Introvert = the way you energise

Shy = the fear of social judgement.

They are not one in the same.

Back to Hell's Kitchen. Gordon Ramsay was tasting the dishes and he came to the "shy" woman's dish. He tasted it and his critique was that the dish like her was boring.

That got me thinking, does being shy mean you are boring? Does that apply to introverts as well? Do some people think because you are not speaking at the top of your voice and the fact that you are not raving every Friday night that you are boring? 

The answer to the question is, it depends. Some people are going to see you as boring. Unfortunately, that is life. They see a timid person who doesn't have a voice who is not gregarious who is constantly avoiding human communication. It sounds harsh I know but what can you do about their judgement of you? Nothing. You could prove them wrong but I am sure that you have other things to do rather than trying to please some party animal.

The people who do know you are going to know the true you. They are going to know your sense of humour, they are going to know your intelligence, they are going to know your playful nature.

Let me ask you, who do you want to impress more? The party animals who probably don't even know your name or the people that mean the most to you? 

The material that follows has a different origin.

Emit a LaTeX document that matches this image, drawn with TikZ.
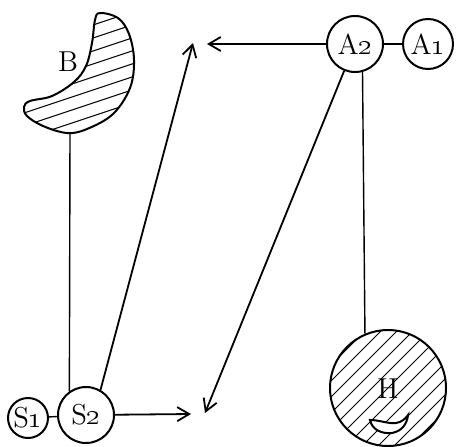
\documentclass[tikz,border=0pt]{standalone}
\usetikzlibrary{arrows.meta}

% outline of the hatched crescent B
\newcommand{\crescentB}{plot[smooth cycle, tension=0.6] coordinates {
  (100,433) (118,428) (129,412) (134,386) (130,358) (113,332) (87,317)
  (67,313) (43,320) (27,330) (24,339) (30,345) (52,350) (74,364)
  (86,380) (92,403) (95,426)}}

\begin{document}
\begin{tikzpicture}[
  x=0.5pt, y=0.5pt,
  every node/.style={inner sep=1pt, font=\Large},
  ring/.style={circle, draw, line width=1pt, inner sep=0pt},
  edge/.style={draw, line width=0.7pt},
  arrow/.style={draw, line width=0.9pt, -{Straight Barb[length=6pt, width=7pt]}},
  hatch/.style={draw, line width=0.5pt},
  outline/.style={draw, line width=1pt}]

  \useasboundingbox (0,0) rectangle (459,446);

  % ---- the crescent B, hatched ------------------------------------------
  \begin{scope}
    \clip \crescentB;
    \foreach \k in {0,...,14}
      \draw[hatch] (0,260+\k*13) -- ++(150,50);
  \end{scope}
  \draw[outline] \crescentB;
  \node (labB) at (68,384) {B};
  \coordinate (Bfoot) at (70,314);

  % ---- the disc H, hatched, with its small crescent -----------------------
  \begin{scope}
    \clip (388,58) circle[radius=58];
    \foreach \k in {-5,...,5}
      \draw[hatch] (388+\k*16-80,58-80) -- ++(160,160);
  \end{scope}
  \draw[outline, fill=white] (370,26) .. controls (372,16) and (382,12) .. (392,13)
    .. controls (402,15) and (407,22) .. (408,31)
    .. controls (405,27) and (402,24) .. (396,23)
    .. controls (388,22) and (380,26) .. cycle;

  % ---- the circles ---------------------------------------------------------
  \node[ring, minimum size=58pt] (H) at (388,58) {};
  \node (labH) at (388,57) {H};
  \node[ring, minimum size=28pt] (A2) at (355,402) {A\oldstylenums{2}};
  \node[ring, minimum size=25pt] (A1) at (428,402) {A\oldstylenums{1}};
  \node[ring, minimum size=28pt] (S2) at (86,31) {S\oldstylenums{2}};
  \node[ring, minimum size=20pt] (S1) at (28,28) {S\oldstylenums{1}};

  % ---- free ends of the arrows --------------------------------------------
  \coordinate (topTip) at (193,403);
  \coordinate (leftTip) at (207,402);
  \coordinate (lowTip) at (205,33);
  \coordinate (rightTip) at (191,32);

  % ---- plain links ---------------------------------------------------------
  \draw[edge] (A2) -- (A1);
  \draw[edge] (S1) -- (S2);
  \draw[edge] (Bfoot) -- (S2.125);
  \draw[edge] (A2.-75) -- (H.113);

  % ---- arrows --------------------------------------------------------------
  \draw[arrow] (A2) -- (leftTip);
  \draw[arrow] (S2.60) -- (topTip);
  \draw[arrow] (A2.-112) -- (lowTip);
  \draw[arrow] (S2) -- (rightTip);
\end{tikzpicture}
\end{document}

I think the answer is pretty obvious.

Shy people are boring to some people but they have a lot to offer to other people. So before you start judging people see if that they might have something to offer you. 

Tuesday 13 October 2020

START AGAIN

 I made a mistake in my last post. My plan was to explain, in my unique way, the MBTI system. Trying to make sense of each type. 

I wasn't really in the right way to do as it would take a lot of work and when I realised that I fell off the wagon so to speak. I'm still committed to the project but instead of writing one a day. I will compile all 16 and then publish them one a day so that you can get a better understanding of what makes the MBTI tick.